Question 2 One must also look at the Wikipedia article here, which gives an expression of the form $\langle 0|J_0(0)|\theta\rangle\neq0$ where $J_0$ is the zeroth component of the current $J_\mu$ corresponding to the spontaneously broken symmetry.
$\bullet$ Which Hilbert space does $J_0$ act on? Does it act on the Hilbert space containing the vacuum $|0\rangle$ or that containing the vacuum $|\theta\rangle$? 
$\bullet$ Which Hilbert space does the state $J_0|0\rangle$ or $J_0|\theta\rangle$ live? Does it belong to the Hilbert space containing the vacuum $|0\rangle$ or that containing the vacuum $|\theta\rangle$?
$\bullet$ In which Hilbert space is this scalar product $\langle 0|J_0(0)|\theta\rangle$ defined?
 A: Regarding question 1:
Two Hilbert spaces ${\cal H}_A$ and ${\cal H}_B$ can always be regarded as mutually orthogonal subspaces of a single Hilbert space ${\cal H}$. The algebra of observables might not contain any operators that connect these two subspaces, but I don't think there's any problem considering relationships like $\langle a|b\rangle=0$ with $|a\rangle\in{\cal H}_A$ and $|b\rangle\in{\cal H}_B$.

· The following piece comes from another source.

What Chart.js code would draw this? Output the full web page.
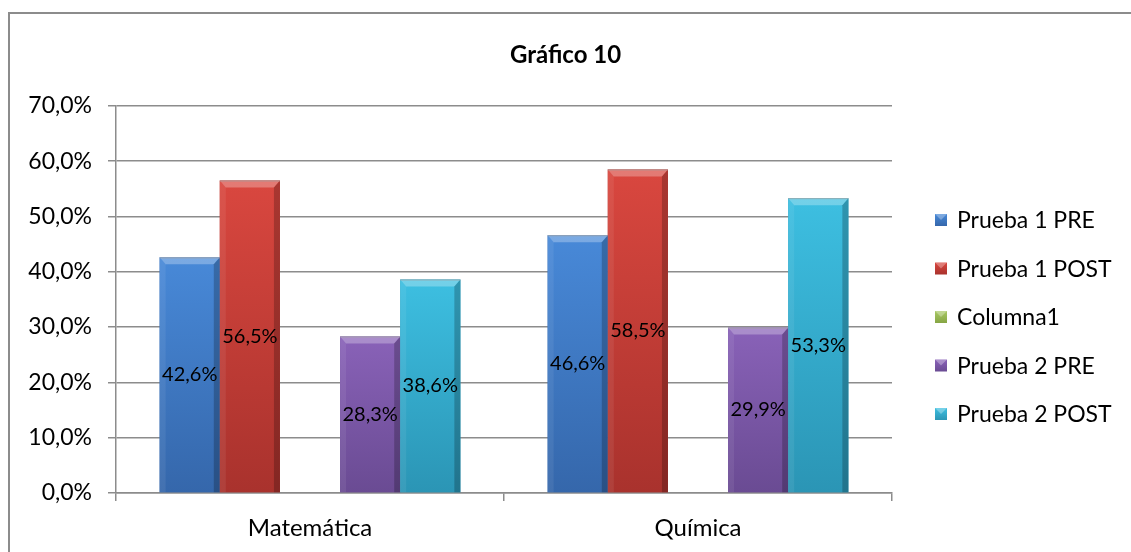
<!DOCTYPE html>
<html>
<head>
<meta charset="utf-8">
<script src="https://cdn.jsdelivr.net/npm/chart.js@4.4.0/dist/chart.umd.min.js"></script>
<style>
  body { margin: 0; background: #fff; overflow: hidden; }
  #wrap { position: absolute; left: 0; top: 0; width: 1131px; height: 552px; }
  #marco { position: absolute; left: 8px; top: 12px; width: 1140px; height: 560px; border: 2px solid #8c8c8c; box-sizing: border-box; pointer-events: none; }
</style>
</head>
<body>
<div id="wrap"><canvas id="grafico"></canvas></div>
<div id="marco"></div>
<script>
// Datos del gráfico
const categorias = ['Matemática', 'Química'];
const series = ['Prueba 1 PRE', 'Prueba 1 POST', 'Columna1', 'Prueba 2 PRE', 'Prueba 2 POST'];
const prueba1Pre = [42.6, 46.6];
const prueba1Post = [56.5, 58.5];
const columna1 = [null, null];
const prueba2Pre = [28.3, 29.9];
const prueba2Post = [38.6, 53.3];
const ejeY = { min: 0, max: 70, paso: 10 };

// Colores: [claro arriba, oscuro abajo]
const colores = [
    ['#4889d8', '#3567ab'],
    ['#d9473f', '#a9322d'],
    ['#a8c864', '#86a544'],
    ['#8962b8', '#6a4b93'],
    ['#3dbfe1', '#2b95b5']
];

const FUENTE = 'Lato, Calibri, sans-serif';

function formatoPct(v) {
    return v.toFixed(1).replace('.', ',') + '%';
}

// Barras con efecto biselado y etiqueta de valor centrada
const biselPlugin = {
    id: 'bisel',
    afterDatasetsDraw(chart) {
        const ctx = chart.ctx;
        chart.data.datasets.forEach((ds, i) => {
            const meta = chart.getDatasetMeta(i);
            if (meta.hidden) return;
            meta.data.forEach((el, j) => {
                if (ds.data[j] == null) return;
                const p = el.getProps(['x', 'y', 'base', 'width'], true);
                const l = p.x - p.width / 2, r = p.x + p.width / 2;
                const t = p.y, b = p.base;
                const d = 6;
                ctx.save();
                const g = ctx.createLinearGradient(0, t, 0, b);
                g.addColorStop(0, colores[i][0]);
                g.addColorStop(1, colores[i][1]);
                ctx.fillStyle = g;
                ctx.fillRect(l, t, r - l, b - t);
                // bisel superior
                ctx.fillStyle = 'rgba(255,255,255,0.28)';
                ctx.beginPath();
                ctx.moveTo(l, t); ctx.lineTo(r, t); ctx.lineTo(r - d, t + d + 1); ctx.lineTo(l + d, t + d + 1);
                ctx.closePath(); ctx.fill();
                // lado izquierdo
                ctx.fillStyle = 'rgba(255,255,255,0.07)';
                ctx.beginPath();
                ctx.moveTo(l, t); ctx.lineTo(l + d, t + d + 1); ctx.lineTo(l + d, b); ctx.lineTo(l, b);
                ctx.closePath(); ctx.fill();
                // lado derecho
                ctx.fillStyle = 'rgba(0,0,0,0.22)';
                ctx.beginPath();
                ctx.moveTo(r, t); ctx.lineTo(r - d, t + d + 1); ctx.lineTo(r - d, b); ctx.lineTo(r, b);
                ctx.closePath(); ctx.fill();
                // borde superior
                ctx.strokeStyle = 'rgba(160,160,160,0.7)';
                ctx.lineWidth = 1;
                ctx.beginPath(); ctx.moveTo(l, t + 0.5); ctx.lineTo(r, t + 0.5); ctx.stroke();
                ctx.restore();
            });
        });
        // etiquetas de valor
        ctx.save();
        ctx.font = '20px ' + FUENTE;
        ctx.fillStyle = '#000';
        ctx.textAlign = 'center';
        ctx.textBaseline = 'middle';
        chart.data.datasets.forEach((ds, i) => {
            const meta = chart.getDatasetMeta(i);
            meta.data.forEach((el, j) => {
                if (ds.data[j] == null) return;
                const p = el.getProps(['x', 'y', 'base'], true);
                ctx.fillText(formatoPct(ds.data[j]), p.x, (p.y + p.base) / 2);
            });
        });
        ctx.restore();
    }
};

// Leyenda a la derecha
const leyendaPlugin = {
    id: 'leyenda',
    afterDraw(chart) {
        const ctx = chart.ctx;
        const area = chart.chartArea;
        const x = area.right + 43;
        const paso = 48.5;
        const y0 = 220;
        ctx.save();
        ctx.font = '23px ' + FUENTE;
        ctx.textBaseline = 'middle';
        ctx.textAlign = 'left';
        series.forEach((s, i) => {
            const y = y0 + i * paso;
            const g = ctx.createLinearGradient(0, y - 6, 0, y + 6);
            g.addColorStop(0, colores[i][0]);
            g.addColorStop(1, colores[i][1]);
            ctx.fillStyle = g;
            ctx.fillRect(x, y - 6, 12, 12);
            ctx.fillStyle = 'rgba(255,255,255,0.3)';
            ctx.beginPath();
            ctx.moveTo(x, y - 6); ctx.lineTo(x + 12, y - 6); ctx.lineTo(x + 6, y); ctx.closePath(); ctx.fill();
            ctx.fillStyle = '#000';
            ctx.fillText(s, x + 22, y + 1);
        });
        ctx.restore();
    }
};

const datos = [prueba1Pre, prueba1Post, columna1, prueba2Pre, prueba2Post];

const ctx = document.getElementById('grafico').getContext('2d');
const grafico = new Chart(ctx, {
    type: 'bar',
    data: {
        labels: categorias,
        datasets: series.map((s, i) => ({
            label: s,
            data: datos[i],
            backgroundColor: colores[i][1],
            borderWidth: 0
        }))
    },
    options: {
        responsive: true,
        maintainAspectRatio: false,
        animation: false,
        layout: { padding: 0 },
        datasets: { bar: { categoryPercentage: 0.775, barPercentage: 1 } },
        plugins: {
            legend: { display: false },
            tooltip: { enabled: false },
            title: {
                display: true,
                text: 'Gráfico 10',
                color: '#000',
                font: { family: FUENTE, size: 24, weight: 'bold' },
                padding: { top: 41, bottom: 36 }
            }
        },
        scales: {
            x: {
                afterFit(s) { s.height = 59; },
                grid: { drawOnChartArea: false, offset: true, tickLength: 8, color: '#8c8c8c', lineWidth: 1.5 },
                border: { color: '#8c8c8c', width: 1.5 },
                ticks: { color: '#000', font: { family: FUENTE, size: 24 }, padding: 13 }
            },
            y: {
                min: ejeY.min,
                max: ejeY.max,
                afterFit(s) { s.width = 116; },
                grid: { color: '#8c8c8c', lineWidth: 1.5, tickLength: 8 },
                border: { color: '#8c8c8c', width: 1.5 },
                ticks: {
                    stepSize: ejeY.paso,
                    color: '#000',
                    font: { family: FUENTE, size: 23 },
                    padding: 16,
                    callback: v => formatoPct(v)
                }
            },
            // espacio reservado para la leyenda
            yLeyenda: {
                type: 'linear',
                position: 'right',
                afterFit(s) { s.width = 239; },
                grid: { display: false },
                border: { display: false },
                ticks: { display: false }
            }
        }
    },
    plugins: [biselPlugin, leyendaPlugin]
});
</script>
</body>
</html>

However, since the question refers to a spontaneously broken continuous symmetry, with the family ground states parameterized by a continuous parameter $\theta$, there is a problem with the equation $\langle \theta|\theta'\rangle=\delta(\theta-\theta')$. The problem is that this equation would imply the existence of an uncountably infinite number of mutually orthogonal state-vectors, which would imply that the Hilbert space is not separable. Quantum (field) theory is normally based on a separable Hilbert space. So in this case, I think the answer is that these different vacuum states cannot all belong to the same (separable) Hilbert space, so equations involving their inner products are dubious.
Granted, even introductory QM texts often write things like $\langle x|x'\rangle=\delta(x-x')$ in reference to the "eigenstates of the position operator", but that's also ill-defined for the same reason. The position operator does not have eigenstates, and it's not defined on the whole Hilbert space anyway because it's unbounded.
Regarding question 2:
I don't see how a local operator can connect two different SSB ground states. However, we can have a relationship of the form $\langle 0|J_0(x)|\pi\rangle\neq 0$, where $|0\rangle$ is a ground state and $|\pi\rangle$ is a state containing a single Goldstone boson, where that single boson lives in the world whose ground state is $|0\rangle$, not in a world whose ground state is $|\theta\rangle$ with $\theta\neq 0$. This relationship is shown, for example, on page 332 in this paper: "Spontaneous Breakdown of Symmetries and Zero-Mass States", https://projecteuclid.org/euclid.cmp/1103840121, accessed on 2018-10-26. The notation in the Wikipedia article is not very clear about this, but I suspect that this is what it meant.
To corroborate this guess about what the Wikipedia article might have meant, the same relationship (a local current connecting a vacuum state to a one-boson state, not another vacuum state) is shown in Weinberg, The Quantum Theory of Fields, Volume II, equation (19.2.34), in precisely the same context of a spontaneously broken global symmetry.